> [Task brief] Copy all lines below exactly as written. Leave pictures out.
* start Given material *
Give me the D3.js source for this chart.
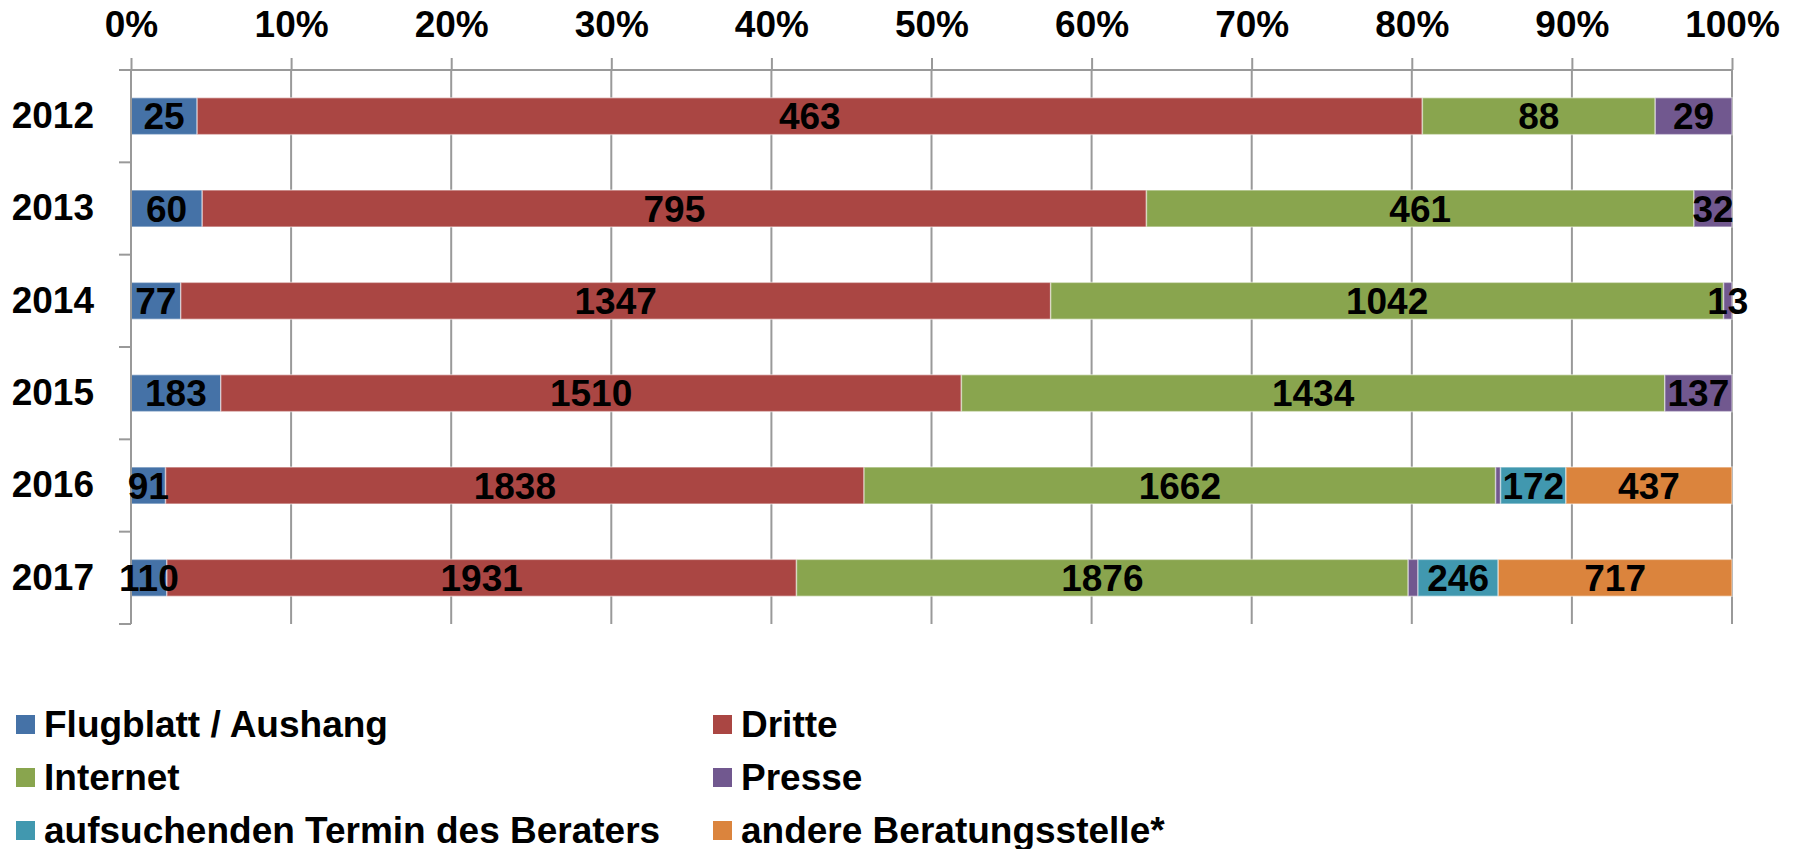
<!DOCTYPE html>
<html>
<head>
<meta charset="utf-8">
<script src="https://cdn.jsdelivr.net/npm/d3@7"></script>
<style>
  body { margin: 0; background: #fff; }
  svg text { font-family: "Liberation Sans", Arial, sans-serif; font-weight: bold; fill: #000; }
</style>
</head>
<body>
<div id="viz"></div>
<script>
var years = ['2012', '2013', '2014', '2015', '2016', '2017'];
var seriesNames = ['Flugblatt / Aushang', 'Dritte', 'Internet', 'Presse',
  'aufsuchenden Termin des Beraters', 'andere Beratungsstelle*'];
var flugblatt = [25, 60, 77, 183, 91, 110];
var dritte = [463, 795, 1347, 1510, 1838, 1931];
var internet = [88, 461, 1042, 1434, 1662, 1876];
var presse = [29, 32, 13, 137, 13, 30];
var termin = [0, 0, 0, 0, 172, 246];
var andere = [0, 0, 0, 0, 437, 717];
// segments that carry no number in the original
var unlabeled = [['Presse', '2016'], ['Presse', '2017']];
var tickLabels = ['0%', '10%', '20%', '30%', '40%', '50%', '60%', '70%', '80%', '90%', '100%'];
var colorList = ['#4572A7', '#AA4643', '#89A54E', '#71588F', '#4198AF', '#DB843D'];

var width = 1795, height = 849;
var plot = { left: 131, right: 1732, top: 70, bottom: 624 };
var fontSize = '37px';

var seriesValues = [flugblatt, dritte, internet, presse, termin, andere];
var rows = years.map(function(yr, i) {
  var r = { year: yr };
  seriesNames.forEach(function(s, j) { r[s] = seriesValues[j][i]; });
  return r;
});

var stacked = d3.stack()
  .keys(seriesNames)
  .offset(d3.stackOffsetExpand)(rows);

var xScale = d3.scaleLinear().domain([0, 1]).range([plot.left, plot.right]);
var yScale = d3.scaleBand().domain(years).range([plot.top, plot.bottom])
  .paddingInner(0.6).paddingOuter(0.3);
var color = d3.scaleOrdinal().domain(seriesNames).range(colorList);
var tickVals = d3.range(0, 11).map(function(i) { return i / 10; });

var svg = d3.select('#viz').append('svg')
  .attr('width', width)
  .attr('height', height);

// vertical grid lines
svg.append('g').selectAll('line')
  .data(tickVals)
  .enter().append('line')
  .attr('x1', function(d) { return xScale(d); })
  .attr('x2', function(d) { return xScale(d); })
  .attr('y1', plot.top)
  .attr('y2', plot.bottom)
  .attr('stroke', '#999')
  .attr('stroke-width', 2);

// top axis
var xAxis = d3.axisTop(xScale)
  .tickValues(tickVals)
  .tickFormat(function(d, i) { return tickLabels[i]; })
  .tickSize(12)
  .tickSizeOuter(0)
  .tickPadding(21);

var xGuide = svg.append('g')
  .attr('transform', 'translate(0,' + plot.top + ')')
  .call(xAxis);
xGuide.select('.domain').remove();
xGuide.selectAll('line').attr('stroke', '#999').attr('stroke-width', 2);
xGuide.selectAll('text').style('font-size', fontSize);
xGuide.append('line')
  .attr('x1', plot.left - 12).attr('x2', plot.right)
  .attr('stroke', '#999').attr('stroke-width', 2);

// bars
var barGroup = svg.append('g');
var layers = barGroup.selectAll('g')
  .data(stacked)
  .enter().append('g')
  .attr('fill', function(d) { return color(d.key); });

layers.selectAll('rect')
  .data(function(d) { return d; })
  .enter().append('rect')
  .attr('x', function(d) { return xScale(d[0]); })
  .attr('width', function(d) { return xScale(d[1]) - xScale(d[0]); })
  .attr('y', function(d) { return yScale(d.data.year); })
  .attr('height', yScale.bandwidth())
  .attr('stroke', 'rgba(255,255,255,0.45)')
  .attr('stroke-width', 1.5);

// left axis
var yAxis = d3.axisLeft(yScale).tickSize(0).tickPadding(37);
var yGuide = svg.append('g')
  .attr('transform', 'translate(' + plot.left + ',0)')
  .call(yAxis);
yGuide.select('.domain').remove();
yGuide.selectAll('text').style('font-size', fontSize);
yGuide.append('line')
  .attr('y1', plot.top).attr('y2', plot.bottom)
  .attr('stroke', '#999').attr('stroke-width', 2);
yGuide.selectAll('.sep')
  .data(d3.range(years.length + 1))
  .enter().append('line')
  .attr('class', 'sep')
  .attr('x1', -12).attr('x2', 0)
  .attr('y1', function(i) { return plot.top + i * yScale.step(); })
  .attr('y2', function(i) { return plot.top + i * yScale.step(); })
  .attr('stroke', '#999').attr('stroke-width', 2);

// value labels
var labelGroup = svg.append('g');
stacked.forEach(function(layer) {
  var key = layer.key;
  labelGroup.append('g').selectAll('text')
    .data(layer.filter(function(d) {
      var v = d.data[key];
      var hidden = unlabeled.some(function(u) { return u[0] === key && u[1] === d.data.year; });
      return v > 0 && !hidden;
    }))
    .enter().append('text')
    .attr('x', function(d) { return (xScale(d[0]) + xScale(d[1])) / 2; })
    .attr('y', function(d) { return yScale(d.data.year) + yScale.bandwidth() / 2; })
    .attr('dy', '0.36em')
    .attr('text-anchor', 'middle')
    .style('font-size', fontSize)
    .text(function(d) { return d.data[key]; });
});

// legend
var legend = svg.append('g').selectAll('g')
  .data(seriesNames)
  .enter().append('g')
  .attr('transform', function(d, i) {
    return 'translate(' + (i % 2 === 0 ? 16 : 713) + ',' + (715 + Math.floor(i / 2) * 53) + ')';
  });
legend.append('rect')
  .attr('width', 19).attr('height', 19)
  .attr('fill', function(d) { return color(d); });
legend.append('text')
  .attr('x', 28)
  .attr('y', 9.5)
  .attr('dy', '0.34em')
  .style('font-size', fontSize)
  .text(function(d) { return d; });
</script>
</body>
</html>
* end Given material *
> [Full response]
Give me the D3.js source for this chart.
<!DOCTYPE html>
<html>
<head>
<meta charset="utf-8">
<script src="https://cdn.jsdelivr.net/npm/d3@7"></script>
<style>
  body { margin: 0; background: #fff; }
  svg text { font-family: "Liberation Sans", Arial, sans-serif; font-weight: bold; fill: #000; }
</style>
</head>
<body>
<div id="viz"></div>
<script>
var years = ['2012', '2013', '2014', '2015', '2016', '2017'];
var seriesNames = ['Flugblatt / Aushang', 'Dritte', 'Internet', 'Presse',
  'aufsuchenden Termin des Beraters', 'andere Beratungsstelle*'];
var flugblatt = [25, 60, 77, 183, 91, 110];
var dritte = [463, 795, 1347, 1510, 1838, 1931];
var internet = [88, 461, 1042, 1434, 1662, 1876];
var presse = [29, 32, 13, 137, 13, 30];
var termin = [0, 0, 0, 0, 172, 246];
var andere = [0, 0, 0, 0, 437, 717];
// segments that carry no number in the original
var unlabeled = [['Presse', '2016'], ['Presse', '2017']];
var tickLabels = ['0%', '10%', '20%', '30%', '40%', '50%', '60%', '70%', '80%', '90%', '100%'];
var colorList = ['#4572A7', '#AA4643', '#89A54E', '#71588F', '#4198AF', '#DB843D'];

var width = 1795, height = 849;
var plot = { left: 131, right: 1732, top: 70, bottom: 624 };
var fontSize = '37px';

var seriesValues = [flugblatt, dritte, internet, presse, termin, andere];
var rows = years.map(function(yr, i) {
  var r = { year: yr };
  seriesNames.forEach(function(s, j) { r[s] = seriesValues[j][i]; });
  return r;
});

var stacked = d3.stack()
  .keys(seriesNames)
  .offset(d3.stackOffsetExpand)(rows);

var xScale = d3.scaleLinear().domain([0, 1]).range([plot.left, plot.right]);
var yScale = d3.scaleBand().domain(years).range([plot.top, plot.bottom])
  .paddingInner(0.6).paddingOuter(0.3);
var color = d3.scaleOrdinal().domain(seriesNames).range(colorList);
var tickVals = d3.range(0, 11).map(function(i) { return i / 10; });

var svg = d3.select('#viz').append('svg')
  .attr('width', width)
  .attr('height', height);

// vertical grid lines
svg.append('g').selectAll('line')
  .data(tickVals)
  .enter().append('line')
  .attr('x1', function(d) { return xScale(d); })
  .attr('x2', function(d) { return xScale(d); })
  .attr('y1', plot.top)
  .attr('y2', plot.bottom)
  .attr('stroke', '#999')
  .attr('stroke-width', 2);

// top axis
var xAxis = d3.axisTop(xScale)
  .tickValues(tickVals)
  .tickFormat(function(d, i) { return tickLabels[i]; })
  .tickSize(12)
  .tickSizeOuter(0)
  .tickPadding(21);

var xGuide = svg.append('g')
  .attr('transform', 'translate(0,' + plot.top + ')')
  .call(xAxis);
xGuide.select('.domain').remove();
xGuide.selectAll('line').attr('stroke', '#999').attr('stroke-width', 2);
xGuide.selectAll('text').style('font-size', fontSize);
xGuide.append('line')
  .attr('x1', plot.left - 12).attr('x2', plot.right)
  .attr('stroke', '#999').attr('stroke-width', 2);

// bars
var barGroup = svg.append('g');
var layers = barGroup.selectAll('g')
  .data(stacked)
  .enter().append('g')
  .attr('fill', function(d) { return color(d.key); });

layers.selectAll('rect')
  .data(function(d) { return d; })
  .enter().append('rect')
  .attr('x', function(d) { return xScale(d[0]); })
  .attr('width', function(d) { return xScale(d[1]) - xScale(d[0]); })
  .attr('y', function(d) { return yScale(d.data.year); })
  .attr('height', yScale.bandwidth())
  .attr('stroke', 'rgba(255,255,255,0.45)')
  .attr('stroke-width', 1.5);

// left axis
var yAxis = d3.axisLeft(yScale).tickSize(0).tickPadding(37);
var yGuide = svg.append('g')
  .attr('transform', 'translate(' + plot.left + ',0)')
  .call(yAxis);
yGuide.select('.domain').remove();
yGuide.selectAll('text').style('font-size', fontSize);
yGuide.append('line')
  .attr('y1', plot.top).attr('y2', plot.bottom)
  .attr('stroke', '#999').attr('stroke-width', 2);
yGuide.selectAll('.sep')
  .data(d3.range(years.length + 1))
  .enter().append('line')
  .attr('class', 'sep')
  .attr('x1', -12).attr('x2', 0)
  .attr('y1', function(i) { return plot.top + i * yScale.step(); })
  .attr('y2', function(i) { return plot.top + i * yScale.step(); })
  .attr('stroke', '#999').attr('stroke-width', 2);

// value labels
var labelGroup = svg.append('g');
stacked.forEach(function(layer) {
  var key = layer.key;
  labelGroup.append('g').selectAll('text')
    .data(layer.filter(function(d) {
      var v = d.data[key];
      var hidden = unlabeled.some(function(u) { return u[0] === key && u[1] === d.data.year; });
      return v > 0 && !hidden;
    }))
    .enter().append('text')
    .attr('x', function(d) { return (xScale(d[0]) + xScale(d[1])) / 2; })
    .attr('y', function(d) { return yScale(d.data.year) + yScale.bandwidth() / 2; })
    .attr('dy', '0.36em')
    .attr('text-anchor', 'middle')
    .style('font-size', fontSize)
    .text(function(d) { return d.data[key]; });
});

// legend
var legend = svg.append('g').selectAll('g')
  .data(seriesNames)
  .enter().append('g')
  .attr('transform', function(d, i) {
    return 'translate(' + (i % 2 === 0 ? 16 : 713) + ',' + (715 + Math.floor(i / 2) * 53) + ')';
  });
legend.append('rect')
  .attr('width', 19).attr('height', 19)
  .attr('fill', function(d) { return color(d); });
legend.append('text')
  .attr('x', 28)
  .attr('y', 9.5)
  .attr('dy', '0.34em')
  .style('font-size', fontSize)
  .text(function(d) { return d; });
</script>
</body>
</html>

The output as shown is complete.